Saturday, August 04, 2007

Not All Who Wander Are Lost (Hopefully)

Tomorrow morning I'll be leaving for Chengdu on a 30-hour train ride! I think Janet and I are finally going to get the tickets tonight. I've learned that traveling in China is exponentially more complicated than traveling in the United States where you can just hop in your car and find the nearest interstate or book bus or plane tickets online.

Here, you usually can only get a ticket in the city that the train leaves from, so our travel agency had to send a person to the Beijing train station to physically get the tickets and then return with them. Despite trying to get the tickets a week ago, they were apparently not being sold until only two days before the train leaves. I think Janet and I have both been very anxious about being able to get the tickets, travel halfway across the country and arrange to have our bags shipped to Hong Kong (where we will meet up with them later)!

I know once we get to Sichuan (四川) it will be worth the effort and I'll feel much better once Janet and I board the train tomorrow morning.

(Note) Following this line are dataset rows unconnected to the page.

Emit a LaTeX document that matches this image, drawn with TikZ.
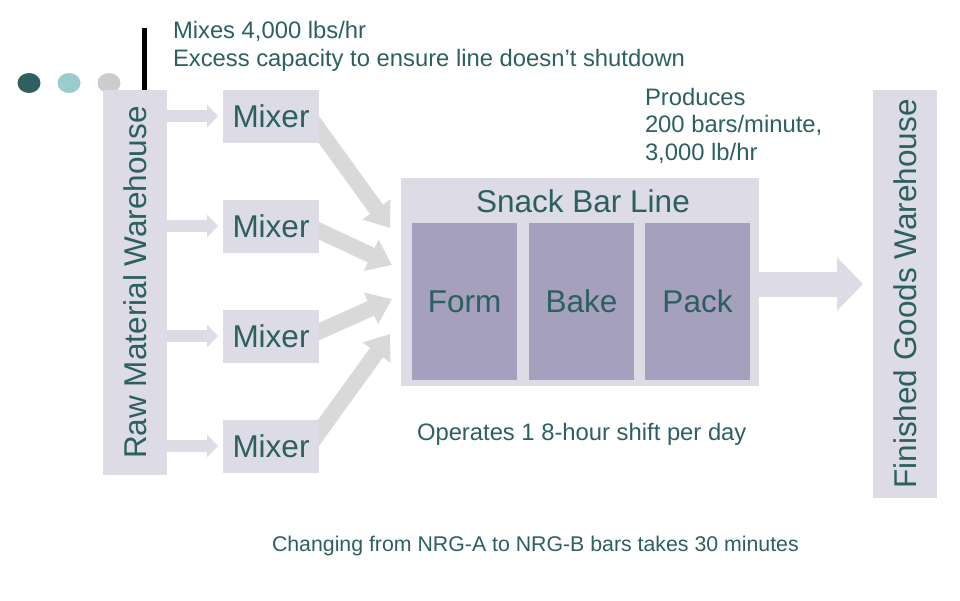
\documentclass[tikz,border=0pt]{standalone}
\usepackage{fontspec}
\setmainfont{Liberation Sans}
\usetikzlibrary{positioning,arrows.meta,backgrounds}

\definecolor{boxfill}{RGB}{220,219,230}
\definecolor{stagefill}{RGB}{164,160,189}
\definecolor{tealtext}{RGB}{44,96,96}
\definecolor{arrowgray}{RGB}{217,217,217}
\definecolor{dotdark}{RGB}{46,96,96}
\definecolor{dotlight}{RGB}{153,204,204}
\definecolor{dotgray}{RGB}{204,204,204}

\begin{document}
\begin{tikzpicture}[x=1pt, y=-1pt,
    box/.style={fill=boxfill, text=tealtext, inner sep=0pt, outer sep=0pt, font=\fontsize{31.5}{37}\selectfont},
    stage/.style={box, fill=stagefill, minimum width=105pt, minimum height=157pt},
    mixer/.style={box, minimum width=96pt, minimum height=53pt},
    note/.style={text=tealtext, inner sep=0pt, outer sep=0pt, align=left, font=\fontsize{23.8}{27.5}\selectfont},
    feed/.style={line width=12pt, draw=boxfill, -{Triangle[width=22pt,length=11pt]}},
    flow/.style={line width=16pt, draw=arrowgray, -{Triangle[width=33pt,length=23pt]}},
    outflow/.style={line width=25pt, draw=boxfill, -{Triangle[width=52pt,length=26pt]}}]
    \useasboundingbox (0,0) rectangle (960,600);

    \node[box, rotate=90, minimum width=385pt, minimum height=64pt] (raw) at (135,282.5) {Raw Material Warehouse};
    \node[box, rotate=90, minimum width=408pt, minimum height=64pt] (fin) at (905,294) {Finished Goods Warehouse};

    \node[mixer] (mixA) at (271,116) {Mixer};
    \node[mixer, below=57pt of mixA] (mixB) {Mixer};
    \node[mixer, below=57pt of mixB] (mixC) {Mixer};
    \node[mixer, below=57pt of mixC] (mixD) {Mixer};

    \node[box, minimum width=358pt, minimum height=208pt] (line) at (580,282) {};
    \node[box, fill=none] (title) at (583,201) {Snack Bar Line};
    \node[stage] (form) at (464.5,301.5) {Form};
    \node[stage, right=12pt of form] (bake) {Bake};
    \node[stage, right=11pt of bake] (pack) {Pack};

    \node[note, anchor=north west] (mixnote) at (173,21.5) {Mixes 4,000 lbs/hr\\Excess capacity to ensure line doesn’t shutdown};
    \node[note, anchor=north west] (rate) at (645,88) {Produces\\200 bars/minute,\\3,000 lb/hr};
    \node[note, anchor=base west] (shift) at (417,440) {Operates 1 8-hour shift per day};
    \node[note, anchor=base west, font=\fontsize{21.3}{25}\selectfont] (change) at (272,551) {Changing from NRG-A to NRG-B bars takes 30 minutes};

    \coordinate (inA) at (390,228);
    \coordinate (inB) at (392,265);
    \coordinate (inC) at (392,299);
    \coordinate (inD) at (390,334);

    \begin{pgfonlayer}{background}
        \fill[dotdark] (29,83) ellipse (11.5 and 10);
        \fill[dotlight] (69,83) ellipse (11.5 and 10);
        \fill[dotgray] (109,83) ellipse (11.5 and 10);
        \draw[line width=4.5pt] (144.5,28) -- (144.5,90);
        \foreach \m in {mixA,mixB,mixC,mixD}
            \draw[feed, shorten >=5pt] (raw.south |- \m) -- (\m.west);
        \draw[flow] ([xshift=-10pt]mixA.east) -- (inA);
        \draw[flow] ([xshift=-10pt]mixB.east) -- (inB);
        \draw[flow] ([xshift=-10pt]mixC.east) -- (inC);
        \draw[flow] ([xshift=-10pt]mixD.east) -- (inD);
        \draw[outflow, shorten >=10pt] ([yshift=-2pt]line.east) -- ([yshift=-2pt]line.east -| fin.north);
    \end{pgfonlayer}
\end{tikzpicture}
\end{document}
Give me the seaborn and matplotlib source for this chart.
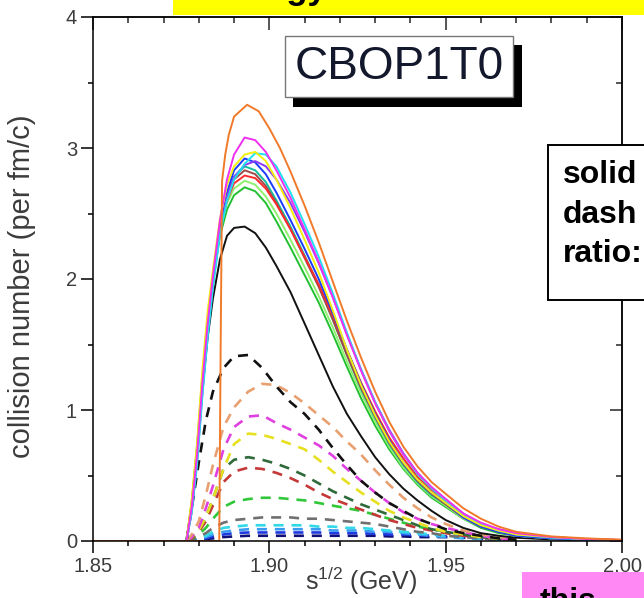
import matplotlib
matplotlib.use("Agg")
import matplotlib.pyplot as plt
from matplotlib.patches import Rectangle
from matplotlib.ticker import FixedLocator, MultipleLocator
import seaborn as sns

# ---------------------------------------------------------------------------
# data: collision number (per fm/c) versus sqrt(s) (GeV)
# ---------------------------------------------------------------------------
x_major = [1.85, 1.90, 1.95, 2.00]
x_labels = ["1.85", "1.90", "1.95", "2.00"]
y_major = [0, 1, 2, 3, 4]
y_labels = ["0", "1", "2", "3", "4"]

# energy grid for the solid (total) curves
s_solid = [1.850, 1.8765, 1.878, 1.8795, 1.881, 1.8825, 1.884, 1.886, 1.888, 1.890,
           1.893, 1.896, 1.899, 1.902, 1.906, 1.910, 1.914, 1.918, 1.922, 1.926,
           1.930, 1.934, 1.938, 1.942, 1.946, 1.950, 1.955, 1.960, 1.965, 1.970,
           1.980, 1.990, 2.000]

tot_yellow = [0, 0, 0.32, 0.74, 1.30, 1.75, 2.07, 2.46, 2.72, 2.86, 2.95, 2.97, 2.90, 2.76, 2.54, 2.30, 2.05,
              1.76, 1.46, 1.19, 0.96, 0.76, 0.60, 0.47, 0.37, 0.29, 0.19, 0.12, 0.08, 0.05, 0.03, 0.015, 0.008]
tot_magenta = [0, 0, 0.26, 0.66, 1.20, 1.66, 2.02, 2.45, 2.76, 2.95, 3.08, 3.06, 2.97, 2.83, 2.62, 2.38, 2.13,
               1.86, 1.57, 1.30, 1.05, 0.84, 0.66, 0.52, 0.41, 0.32, 0.21, 0.14, 0.09, 0.06, 0.03, 0.015, 0.008]
tot_violet = [0, 0, 0.22, 0.60, 1.12, 1.58, 1.95, 2.36, 2.63, 2.78, 2.87, 2.90, 2.86, 2.76, 2.58, 2.36, 2.12,
              1.86, 1.58, 1.31, 1.06, 0.85, 0.67, 0.52, 0.41, 0.32, 0.21, 0.13, 0.09, 0.06, 0.03, 0.015, 0.007]
tot_cyan = [0, 0, 0.22, 0.58, 1.10, 1.55, 1.93, 2.34, 2.60, 2.76, 2.88, 2.96, 2.95, 2.86, 2.66, 2.42, 2.17,
            1.89, 1.59, 1.31, 1.06, 0.84, 0.66, 0.51, 0.40, 0.31, 0.20, 0.13, 0.08, 0.05, 0.025, 0.012, 0.005]
tot_blue = [0, 0, 0.25, 0.64, 1.16, 1.60, 1.97, 2.38, 2.66, 2.83, 2.92, 2.89, 2.80, 2.66, 2.45, 2.23, 2.00,
            1.74, 1.46, 1.20, 0.97, 0.77, 0.60, 0.47, 0.37, 0.29, 0.18, 0.11, 0.07, 0.04, 0.02, 0.01, 0.004]
tot_teal = [0, 0, 0.27, 0.66, 1.18, 1.62, 1.98, 2.38, 2.63, 2.78, 2.86, 2.83, 2.74, 2.60, 2.40, 2.18, 1.95,
            1.69, 1.42, 1.16, 0.94, 0.74, 0.58, 0.45, 0.35, 0.28, 0.18, 0.11, 0.07, 0.04, 0.02, 0.01, 0.004]
tot_brown = [0, 0, 0.28, 0.68, 1.20, 1.63, 1.98, 2.37, 2.62, 2.76, 2.83, 2.80, 2.71, 2.58, 2.38, 2.16, 1.94,
             1.69, 1.42, 1.17, 0.95, 0.75, 0.59, 0.46, 0.36, 0.28, 0.18, 0.11, 0.07, 0.04, 0.02, 0.01, 0.004]
tot_red = [0, 0, 0.28, 0.68, 1.20, 1.64, 2.00, 2.38, 2.60, 2.73, 2.79, 2.77, 2.69, 2.57, 2.38, 2.17, 1.96,
           1.72, 1.46, 1.21, 0.99, 0.79, 0.63, 0.49, 0.39, 0.31, 0.20, 0.13, 0.08, 0.05, 0.025, 0.012, 0.005]
tot_green = [0, 0, 0.30, 0.72, 1.24, 1.66, 1.99, 2.33, 2.53, 2.64, 2.70, 2.67, 2.58, 2.44, 2.24, 2.03, 1.82,
             1.58, 1.33, 1.09, 0.88, 0.70, 0.55, 0.43, 0.33, 0.26, 0.17, 0.10, 0.06, 0.04, 0.02, 0.01, 0.004]
tot_lime = [0, 0, 0.30, 0.72, 1.26, 1.70, 2.03, 2.38, 2.58, 2.69, 2.75, 2.72, 2.63, 2.50, 2.30, 2.09, 1.87,
            1.63, 1.37, 1.13, 0.91, 0.72, 0.56, 0.44, 0.34, 0.27, 0.17, 0.11, 0.07, 0.04, 0.02, 0.01, 0.004]
tot_black = [0, 0, 0.27, 0.66, 1.15, 1.55, 1.85, 2.15, 2.33, 2.39, 2.40, 2.35, 2.24, 2.10, 1.90, 1.66, 1.42,
             1.18, 0.97, 0.80, 0.64, 0.51, 0.40, 0.31, 0.23, 0.16, 0.10, 0.06, 0.04, 0.025, 0.012, 0.006, 0.003]

# the orange curve has a later, sharp threshold
s_orange = [1.850, 1.8858, 1.8862, 1.8866, 1.8875, 1.8885, 1.890, 1.8937, 1.897, 1.900,
            1.903, 1.906, 1.910, 1.914, 1.918, 1.922, 1.926, 1.930, 1.934, 1.938,
            1.942, 1.946, 1.950, 1.955, 1.960, 1.965, 1.970, 1.980, 1.990, 2.000]
tot_orange = [0, 0, 1.50, 2.75, 2.95, 3.10, 3.24, 3.33, 3.28, 3.15, 3.00, 2.82, 2.56, 2.28, 1.98, 1.68,
              1.40, 1.14, 0.91, 0.72, 0.57, 0.45, 0.36, 0.25, 0.17, 0.11, 0.07, 0.035, 0.02, 0.01]

# energy grid for the dashed (partial) curves
s_dash = [1.8765, 1.878, 1.880, 1.882, 1.884, 1.887, 1.890, 1.894, 1.898, 1.902, 1.906, 1.910, 1.914,
          1.918, 1.922, 1.926, 1.930, 1.934, 1.938, 1.942, 1.946, 1.950, 1.955, 1.960, 1.965, 1.970]

part_black = [0, 0.25, 0.60, 0.92, 1.14, 1.32, 1.41, 1.42, 1.32, 1.18, 1.06, 0.97, 0.85,
              0.71, 0.58, 0.46, 0.37, 0.29, 0.23, 0.17, 0.13, 0.09, 0.06, 0.04, 0.02, 0.01]
part_orange = [0, 0.05, 0.15, 0.35, 0.58, 0.87, 1.02, 1.14, 1.20, 1.19, 1.13, 1.05, 0.96,
               0.87, 0.76, 0.66, 0.54, 0.43, 0.33, 0.25, 0.18, 0.13, 0.08, 0.05, 0.03, 0.02]
part_magenta = [0, 0.03, 0.10, 0.25, 0.42, 0.70, 0.87, 0.95, 0.96, 0.90, 0.85, 0.79, 0.73,
                0.65, 0.55, 0.46, 0.37, 0.29, 0.22, 0.17, 0.13, 0.10, 0.07, 0.04, 0.02, 0.01]
part_yellow = [0, 0.03, 0.08, 0.18, 0.32, 0.55, 0.74, 0.82, 0.81, 0.78, 0.74, 0.70, 0.62,
               0.53, 0.45, 0.37, 0.30, 0.23, 0.18, 0.14, 0.10, 0.07, 0.05, 0.03, 0.02, 0.01]
part_darkgreen = [0, 0.03, 0.08, 0.18, 0.32, 0.55, 0.62, 0.64, 0.62, 0.59, 0.55, 0.50, 0.44,
                  0.38, 0.33, 0.28, 0.24, 0.20, 0.16, 0.12, 0.09, 0.07, 0.05, 0.03, 0.02, 0.01]
part_red = [0, 0.02, 0.07, 0.15, 0.27, 0.45, 0.53, 0.56, 0.55, 0.52, 0.48, 0.43, 0.37,
            0.32, 0.28, 0.24, 0.20, 0.16, 0.13, 0.10, 0.08, 0.06, 0.04, 0.03, 0.02, 0.01]
part_green = [0, 0.02, 0.05, 0.10, 0.17, 0.26, 0.30, 0.32, 0.33, 0.33, 0.32, 0.31, 0.29,
              0.27, 0.25, 0.23, 0.20, 0.17, 0.14, 0.11, 0.09, 0.07, 0.05, 0.03, 0.02, 0.01]
part_grey = [0, 0.01, 0.03, 0.06, 0.10, 0.14, 0.16, 0.17, 0.18, 0.18, 0.18, 0.17, 0.17,
             0.16, 0.15, 0.14, 0.13, 0.11, 0.09, 0.07, 0.06, 0.04, 0.03, 0.02, 0.01, 0.005]
part_cyan = [0, 0.01, 0.02, 0.04, 0.07, 0.10, 0.11, 0.12, 0.12, 0.12, 0.12, 0.12, 0.11,
             0.11, 0.10, 0.10, 0.09, 0.08, 0.07, 0.06, 0.05, 0.04, 0.03, 0.02, 0.01, 0.005]
part_sky = [0, 0.01, 0.02, 0.03, 0.05, 0.07, 0.08, 0.09, 0.09, 0.09, 0.09, 0.09, 0.09,
            0.08, 0.08, 0.08, 0.07, 0.07, 0.06, 0.05, 0.04, 0.03, 0.02, 0.015, 0.01, 0.005]
part_blue = [0, 0.005, 0.01, 0.02, 0.035, 0.05, 0.06, 0.065, 0.065, 0.065, 0.065, 0.065, 0.065,
             0.06, 0.06, 0.06, 0.055, 0.05, 0.05, 0.045, 0.04, 0.035, 0.03, 0.02, 0.01, 0.005]
part_navy = [0, 0.005, 0.01, 0.015, 0.02, 0.03, 0.035, 0.04, 0.04, 0.04, 0.04, 0.04, 0.04,
             0.04, 0.04, 0.04, 0.04, 0.035, 0.035, 0.03, 0.03, 0.03, 0.025, 0.02, 0.01, 0.005]

# ---------------------------------------------------------------------------
# style
# ---------------------------------------------------------------------------
sns.set_style("ticks")
plt.rcParams["font.family"] = ["Liberation Sans", "DejaVu Sans"]
plt.rcParams["mathtext.fontset"] = "custom"
plt.rcParams["mathtext.rm"] = "Liberation Sans"
plt.rcParams["mathtext.it"] = "Liberation Sans"

W, H = 644, 598


def fx(px):
    return px / W


def fy(py):
    return 1 - py / H


fig = plt.figure(figsize=(W / 100, H / 100), dpi=100, facecolor="white")
ax = fig.add_axes([fx(93), fy(541), (622 - 93) / W, (541 - 17) / H])
ax.set_facecolor("white")

dashed = [
    (part_navy, "#10107a"), (part_blue, "#2038e0"), (part_sky, "#3a9cf0"),
    (part_cyan, "#30d8e8"), (part_grey, "#707070"), (part_green, "#30c838"),
    (part_red, "#c43838"), (part_darkgreen, "#2f6a3a"), (part_yellow, "#e6e020"),
    (part_magenta, "#e040e0"), (part_orange, "#e8a070"), (part_black, "#111111"),
]
for vals, col in dashed:
    sns.lineplot(x=s_dash, y=vals, ax=ax, color=col, linewidth=1.9,
                 linestyle=(0, (3.8, 3.0)), errorbar=None)

solid = [
    (tot_black, "#111111"), (tot_green, "#22c030"), (tot_lime, "#90f070"),
    (tot_teal, "#10c0a0"), (tot_brown, "#a04848"), (tot_red, "#ff2a2a"),
    (tot_blue, "#1a3cff"), (tot_violet, "#8a3cf0"), (tot_cyan, "#20e0f0"),
    (tot_yellow, "#f2ee10"), (tot_magenta, "#f030f0"),
]
for vals, col in solid:
    sns.lineplot(x=s_solid, y=vals, ax=ax, color=col, linewidth=1.4, errorbar=None)
sns.lineplot(x=s_orange, y=tot_orange, ax=ax, color="#f07a2a", linewidth=1.4, errorbar=None)

# ---------------------------------------------------------------------------
# axes
# ---------------------------------------------------------------------------
ax.set_xlim(1.85, 2.00)
ax.set_ylim(0, 4)
ax.xaxis.set_major_locator(FixedLocator(x_major))
ax.set_xticklabels(x_labels)
ax.xaxis.set_minor_locator(MultipleLocator(0.01))
ax.yaxis.set_major_locator(FixedLocator(y_major))
ax.set_yticklabels(y_labels)
ax.yaxis.set_minor_locator(MultipleLocator(0.5))
ax.set_xlabel("")
ax.set_ylabel("")
for sp in ax.spines.values():
    sp.set_linewidth(1.1)
    sp.set_color("black")
ax.tick_params(which="major", direction="out", length=8.5, width=1.1,
               labelsize=14.5, labelcolor="#3c3c3c", pad=3, color="black")
ax.tick_params(which="minor", direction="out", length=3.8, width=1.1, color="black")

top = ax.secondary_xaxis("top")
top.xaxis.set_major_locator(FixedLocator(x_major))
top.xaxis.set_minor_locator(MultipleLocator(0.01))
top.tick_params(which="major", direction="in", length=9, width=1.1, labeltop=False)
top.tick_params(which="minor", direction="in", length=4.5, width=1.1)
top.spines["top"].set_linewidth(1.1)

right = ax.secondary_yaxis("right")
right.yaxis.set_major_locator(FixedLocator(y_major))
right.yaxis.set_minor_locator(MultipleLocator(0.5))
right.tick_params(which="major", direction="in", length=9, width=1.1, labelright=False)
right.tick_params(which="minor", direction="in", length=4.5, width=1.1)
right.spines["right"].set_linewidth(1.1)

fig.text(fx(22), fy(286), "collision number (per fm/c)", rotation=90,
         ha="center", va="center", fontsize=21, color="#3c3c3c")
fig.text(fx(361), fy(590), r"$\mathregular{s^{1/2}}$ (GeV)", ha="center",
         va="baseline", fontsize=18, color="#3c3c3c")

# ---------------------------------------------------------------------------
# panel tag and slide annotations
# ---------------------------------------------------------------------------
fig.add_artist(Rectangle((fx(293), fy(107)), (522 - 293) / W, (107 - 45) / H,
                         transform=fig.transFigure, facecolor="black",
                         edgecolor="none", zorder=10))
fig.add_artist(Rectangle((fx(285), fy(97)), (513 - 285) / W, (97 - 36) / H,
                         transform=fig.transFigure, facecolor="white",
                         edgecolor="#777777", linewidth=1.0, zorder=11))
fig.text(fx(399), fy(67), "CBOP1T0", ha="center", va="center", fontsize=33,
         color="#14182c", zorder=12)

fig.add_artist(Rectangle((fx(173), fy(15)), (W - 173 + 5) / W, 20 / H,
                         transform=fig.transFigure, facecolor="#ffff00",
                         edgecolor="none", zorder=20))
fig.text(fx(327), fy(-1), "Energy", ha="right", va="baseline", fontsize=25,
         fontweight="bold", color="black", zorder=21)

fig.add_artist(Rectangle((fx(548), fy(300)), (W - 548 + 5) / W, (300 - 145) / H,
                         transform=fig.transFigure, facecolor="white",
                         edgecolor="black", linewidth=1.4, zorder=20))
for label, base in (("solid", 183), ("dash", 223), ("ratio:", 262)):
    fig.text(fx(563), fy(base), label, ha="left", va="baseline", fontsize=23,
             fontweight="bold", color="black", zorder=21)

fig.add_artist(Rectangle((fx(522), fy(605)), (W - 522 + 5) / W, (605 - 572) / H,
                         transform=fig.transFigure, facecolor="#ff88f4",
                         edgecolor="none", zorder=20))
fig.text(fx(540), fy(610), "this", ha="left", va="baseline", fontsize=23,
         fontweight="bold", color="black", zorder=21)

fig.savefig("out.png", dpi=100, facecolor="white")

I'm hoping to visit the Panda Breeding Center in Chengdu, home to about 60 Giant Pandas, and many other outdoor sites such as the LeShan Buddha, Emei Shan and Jiuzhaigou National Park.

Since we will be out traveling, I probably will not have regular updates for the next couple of weeks. We are currently planning to fly into Hong Kong (香港) and will probably try and arrive on either August 22 or 23; our visas expire on the 23rd and the train ride is 3 days long! Once there, I know I will have many new things to post and hopefully lots of great pictures to share!